What you are asked to do:
With pictures left out, extract every line between the start of the records below and the line holding "var cx = 248, cy = 161, radius = 91;", inclusive.

━━ Record list ━━

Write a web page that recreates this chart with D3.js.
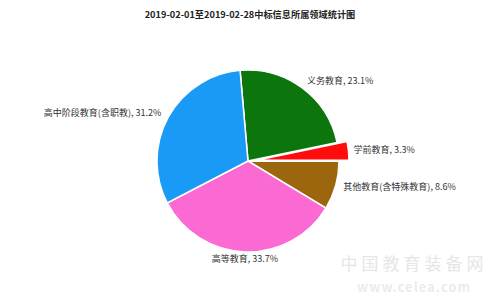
<!DOCTYPE html>
<html>
<head>
<meta charset="utf-8">
<script src="https://d3js.org/d3.v7.min.js"></script>
<style>
  body { margin: 0; background: #fff; }
  text { font-family: "Noto Sans CJK SC", "DejaVu Sans", sans-serif; }
</style>
</head>
<body>
<svg width="500" height="301"></svg>
<script>
    var categories = ["义务教育", "学前教育", "其他教育(含特殊教育)", "高等教育", "高中阶段教育(含职教)"];
    var values = [23.1, 3.3, 8.6, 33.7, 31.2];
    var colors = ["#0c760c", "#ff0d0d", "#9b660d", "#fb6ad3", "#1a9af7"];
    var exploded = [false, true, false, false, false];

    var svg = d3.select("svg");
    var cx = 248, cy = 161, radius = 91;

    svg.append("text")
        .attr("x", 250)
        .attr("y", 18)
        .attr("text-anchor", "middle")
        .attr("font-size", 9.2)
        .attr("font-weight", "bold")
        .attr("fill", "#222")
        .text("2019-02-01至2019-02-28中标信息所属领域统计图");

    var startOffset = -5 * Math.PI / 180;
    var pie = d3.pie().sort(null)
        .startAngle(startOffset)
        .endAngle(startOffset + 2 * Math.PI);

    var arcs = pie(values);
    var arc = d3.arc().innerRadius(0).outerRadius(radius);

    var g = svg.append("g").attr("transform", "translate(" + cx + "," + cy + ")");

    g.selectAll("path")
        .data(arcs)
        .enter().append("path")
        .attr("d", arc)
        .attr("fill", function(d, i) { return colors[i]; })
        .attr("stroke", "#fff")
        .attr("stroke-width", 1.5)
        .attr("transform", function(d, i) {
            if (!exploded[i]) return null;
            var a = (d.startAngle + d.endAngle) / 2;
            return "translate(" + (10 * Math.sin(a)) + "," + (-10 * Math.cos(a)) + ")";
        });

    // labels
    g.selectAll("text.lbl")
        .data(arcs)
        .enter().append("text")
        .attr("class", "lbl")
        .attr("font-size", 9)
        .attr("fill", "#333")
        .attr("dominant-baseline", "middle")
        .attr("x", function(d, i) {
            var a = (d.startAngle + d.endAngle) / 2;
            var r = exploded[i] ? 106 : 99;
            return r * Math.sin(a);
        })
        .attr("y", function(d, i) {
            var a = (d.startAngle + d.endAngle) / 2;
            var r = exploded[i] ? 106 : 99;
            return -r * Math.cos(a);
        })
        .attr("text-anchor", function(d) {
            var s = Math.sin((d.startAngle + d.endAngle) / 2);
            if (Math.abs(s) < 0.3) return "middle";
            return s > 0 ? "start" : "end";
        })
        .text(function(d, i) { return categories[i] + ", " + values[i].toFixed(1) + "%"; });

    // watermark
    svg.append("text")
        .attr("x", 414).attr("y", 270)
        .attr("text-anchor", "middle")
        .attr("font-size", 17)
        .attr("fill", "#e6e6e6")
        .attr("letter-spacing", 4)
        .text("中国教育装备网");
    svg.append("text")
        .attr("x", 414).attr("y", 292)
        .attr("text-anchor", "middle")
        .attr("font-size", 13)
        .attr("font-weight", "bold")
        .attr("fill", "#ececec")
        .attr("letter-spacing", 1)
        .text("www.celea.com");
</script>
</body>
</html>
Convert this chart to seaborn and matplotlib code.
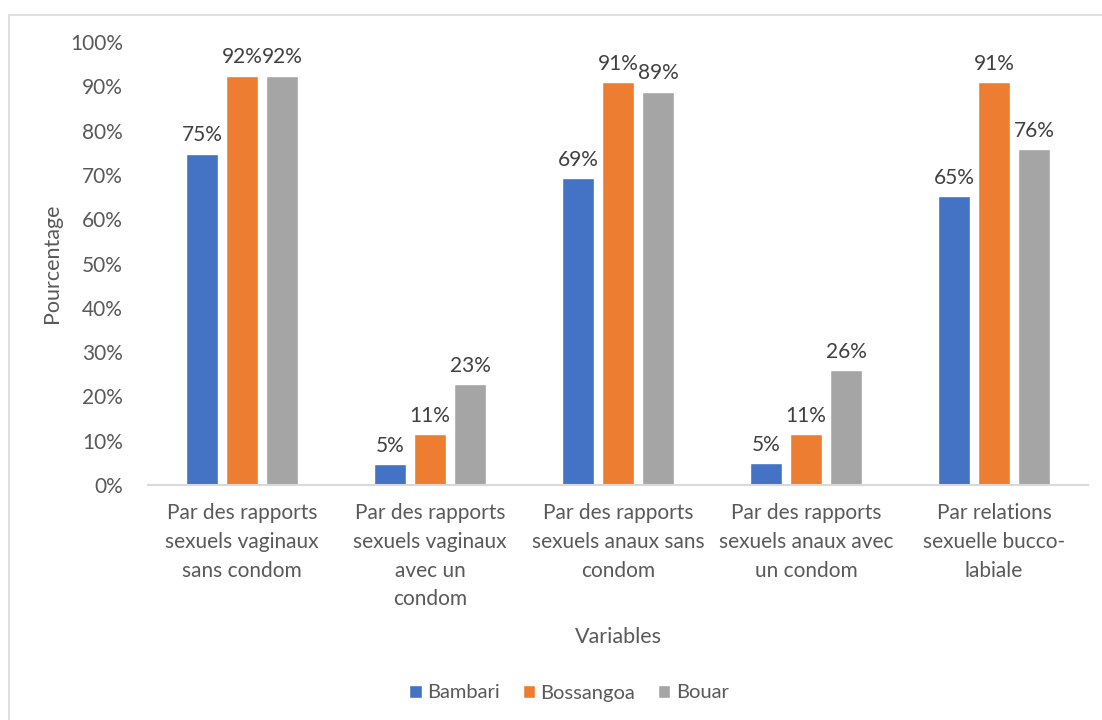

━━━

Problem solution:
Write a web page that recreates this chart with D3.js.
<!DOCTYPE html>
<html>
<head>
<meta charset="utf-8">
<script src="https://d3js.org/d3.v7.min.js"></script>
<style>
  body { margin: 0; background: #fff; }
  text { font-family: "Noto Sans CJK SC", "DejaVu Sans", sans-serif; }
</style>
</head>
<body>
<svg width="500" height="301"></svg>
<script>
    var categories = ["义务教育", "学前教育", "其他教育(含特殊教育)", "高等教育", "高中阶段教育(含职教)"];
    var values = [23.1, 3.3, 8.6, 33.7, 31.2];
    var colors = ["#0c760c", "#ff0d0d", "#9b660d", "#fb6ad3", "#1a9af7"];
    var exploded = [false, true, false, false, false];

    var svg = d3.select("svg");
    var cx = 248, cy = 161, radius = 91;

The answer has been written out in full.